Bagpipes: The emotional battering ram

Place to blether and haver ;-)

Do you feel powerful when you see the effects of your playing on other people?

Yes
7
64%
No
1
9%
Never really thought about it
3
27%
 
Total votes: 11
Callum Mathers
Posts: 18
Joined: Tue Aug 11, 2009 12:05 am
Location: Abbotsford, BC

Bagpipes: The emotional battering ram

Postby Callum Mathers » Tue Aug 18, 2009 7:02 am

I am just a little bit excited after playing at a funeral. The funeral was for an elderly woman. Her daughter was there with the stereotypical large black hat and veil, dressed in all black, red lipstick, straight-backed, with the determination of a guinea pig on the wheel to stay prim, quiet, and proper throughout the service.

Well....

She did pretty good. That is, until I blew up and played Amazing Grace.

Slowly....recognition of a melody. Shock. Memories. Peel a layer. Surprised and insecure. The tune keeps going. Her jaw quivers, eyes twitch. Her clasped hands grow taught. . . and so I play on.

Watching the music actually hit her; the impact of the powerful sound of the bagpipes so close to her, jarring her, and tearing through every emotional barrier she had erected in the face of the black day, one by one, like an impatient child at Christmas. I had never seen the like.

Bye the end of the tune, she was on the ground in the fetal position, sobbing. White makeup a mess; blotchy lipstick; hat rolled to the side of the room; others attempting to help while knowing that there is nothing they can do.


It's quite a powerful feeling, knowing that you have the ability, with the company of your instrument, to do such things to people. It's that magic in the pipes that maintains its popularity and recognition as a ceremonial instrument.

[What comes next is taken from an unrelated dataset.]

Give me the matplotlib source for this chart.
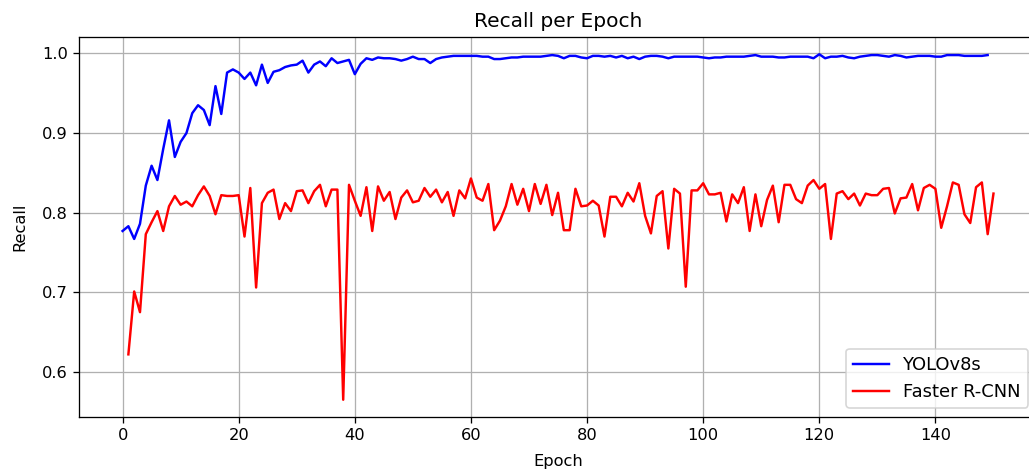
import numpy as np
import matplotlib.pyplot as plt

# YOLOv8s recall, epochs 0..149
yolo_recall = [
    0.777, 0.783, 0.767, 0.786, 0.834, 0.859, 0.841, 0.880, 0.916, 0.870,
    0.889, 0.900, 0.925, 0.935, 0.929, 0.910, 0.959, 0.924, 0.976, 0.980,
    0.976, 0.968, 0.976, 0.960, 0.986, 0.963, 0.977, 0.979, 0.983, 0.985,
    0.986, 0.991, 0.976, 0.986, 0.990, 0.984, 0.994, 0.988, 0.990, 0.992,
    0.974, 0.987, 0.994, 0.992, 0.995, 0.994, 0.994, 0.993, 0.991, 0.993,
    0.996, 0.993, 0.993, 0.988, 0.993, 0.995, 0.996, 0.997, 0.997, 0.997,
    0.997, 0.997, 0.996, 0.996, 0.993, 0.993, 0.994, 0.995, 0.995, 0.996,
    0.996, 0.996, 0.996, 0.997, 0.998, 0.997, 0.994, 0.997, 0.997, 0.995,
    0.994, 0.997, 0.997, 0.996, 0.997, 0.995, 0.997, 0.994, 0.996, 0.993,
    0.996, 0.997, 0.997, 0.996, 0.994, 0.996, 0.996, 0.996, 0.996, 0.996,
    0.995, 0.994, 0.995, 0.995, 0.996, 0.996, 0.996, 0.996, 0.997, 0.998,
    0.996, 0.996, 0.996, 0.995, 0.995, 0.996, 0.996, 0.996, 0.996, 0.994,
    0.999, 0.994, 0.996, 0.996, 0.997, 0.995, 0.994, 0.996, 0.997, 0.998,
    0.998, 0.997, 0.996, 0.998, 0.997, 0.995, 0.996, 0.997, 0.997, 0.997,
    0.996, 0.996, 0.998, 0.998, 0.998, 0.997, 0.997, 0.997, 0.997, 0.998,
]

# Faster R-CNN recall, epochs 1..150
frcnn_recall = [
    0.622, 0.701, 0.675, 0.773, 0.788, 0.802, 0.777, 0.808, 0.821, 0.810,
    0.814, 0.808, 0.822, 0.833, 0.821, 0.798, 0.822, 0.821, 0.821, 0.822,
    0.770, 0.831, 0.706, 0.812, 0.825, 0.829, 0.792, 0.812, 0.802, 0.827,
    0.828, 0.812, 0.827, 0.835, 0.808, 0.829, 0.829, 0.565, 0.835, 0.815,
    0.796, 0.832, 0.777, 0.833, 0.815, 0.826, 0.792, 0.819, 0.828, 0.813,
    0.815, 0.831, 0.820, 0.829, 0.813, 0.826, 0.796, 0.828, 0.818, 0.843,
    0.819, 0.815, 0.836, 0.778, 0.790, 0.808, 0.836, 0.810, 0.830, 0.802,
    0.836, 0.811, 0.835, 0.797, 0.825, 0.778, 0.778, 0.830, 0.808, 0.809,
    0.815, 0.809, 0.770, 0.820, 0.820, 0.808, 0.825, 0.814, 0.837, 0.796,
    0.774, 0.821, 0.827, 0.755, 0.830, 0.824, 0.707, 0.828, 0.828, 0.837,
    0.823, 0.823, 0.825, 0.789, 0.823, 0.812, 0.832, 0.777, 0.823, 0.783,
    0.816, 0.834, 0.788, 0.835, 0.835, 0.817, 0.812, 0.834, 0.841, 0.830,
    0.836, 0.767, 0.824, 0.827, 0.817, 0.824, 0.809, 0.824, 0.822, 0.822,
    0.830, 0.831, 0.799, 0.818, 0.819, 0.836, 0.803, 0.831, 0.835, 0.830,
    0.781, 0.808, 0.838, 0.835, 0.798, 0.787, 0.832, 0.838, 0.773, 0.824,
]

yolo_epochs = np.arange(0, len(yolo_recall))
frcnn_epochs = np.arange(1, len(frcnn_recall) + 1)

# dpi 117 so the default font sizes come out as big as in the reference
dpi = 117
fig = plt.figure(figsize=(1029 / dpi, 472 / dpi), dpi=dpi)
# right edge of the axes runs a little past the image, as in the reference
ax = fig.add_axes([0.0768, 0.1165, 0.931, 0.8051])

ax.plot(yolo_epochs, yolo_recall, color='blue', label='YOLOv8s')
ax.plot(frcnn_epochs, frcnn_recall, color='red', label='Faster R-CNN')

ax.set_title('Recall per Epoch', fontsize=12.4)
ax.set_xlabel('Epoch', labelpad=6.5)
ax.set_ylabel('Recall', labelpad=9)
ax.grid(True)
ax.legend(loc='lower right', fontsize=11)

fig.savefig('out.png', dpi=dpi)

The powers to evoke raw emotion.




Tears of Music

One hundred sad ears perked and straining
My instrument has voices made of gold
Heaven opens up, it ceases raining
Tradition, beautiful music of old.

Thoughts and feelings fade into the rhythm
All friends and family, lessons, life has gone
We all sing Amazing Grace just for him
His relatives are mourning to my song.

It’s when I’m finished playing people smile
In tears of music, sorrow disappears
They thank me, I made it worth his while
I nod, embrace them, and share their tears.

The solemn satisfaction I feel as I go
Is shared by an old man I will never know.
"When He finally abandons You
Your wit and Your blade
Are all that keep You alive."
SpicyMcHaggis
Posts: 14
Joined: Tue May 29, 2012 10:15 pm
Location:

Postby SpicyMcHaggis » Tue Jun 05, 2012 12:39 am

i know that its bad to feel this way, but its true, and you cant help it... Ive stopped a 270 lb Military (Capt) Police Officer dead in his tracks by switching from a Hornpipe to Amazing Grace... He was coming to shut me up, as I was on course and drawing attention to myself to his dismay apparently.

He stopped 3 feet from me and went from anger and authority to a single twear of rememberance for some loved one/comrade in arms... shook my hand and told me to continue playing... the OC was impressed because apparently this guy has a penchant for being a, uh, well, insert pretty much any/all "descriptive" choice word here...
ladypiper47
Posts: 1492
Joined: Sun Apr 11, 2004 1:11 am
Location: Toronto, Ontario

Postby ladypiper47 » Wed Jun 06, 2012 2:36 pm

No question, they can be a very powerful instrument. I feel it particularly when the band is marching and people are standing in the path. I walk in the front row of our band and it feel like you are part of a brick wall about to roll over anything in the path.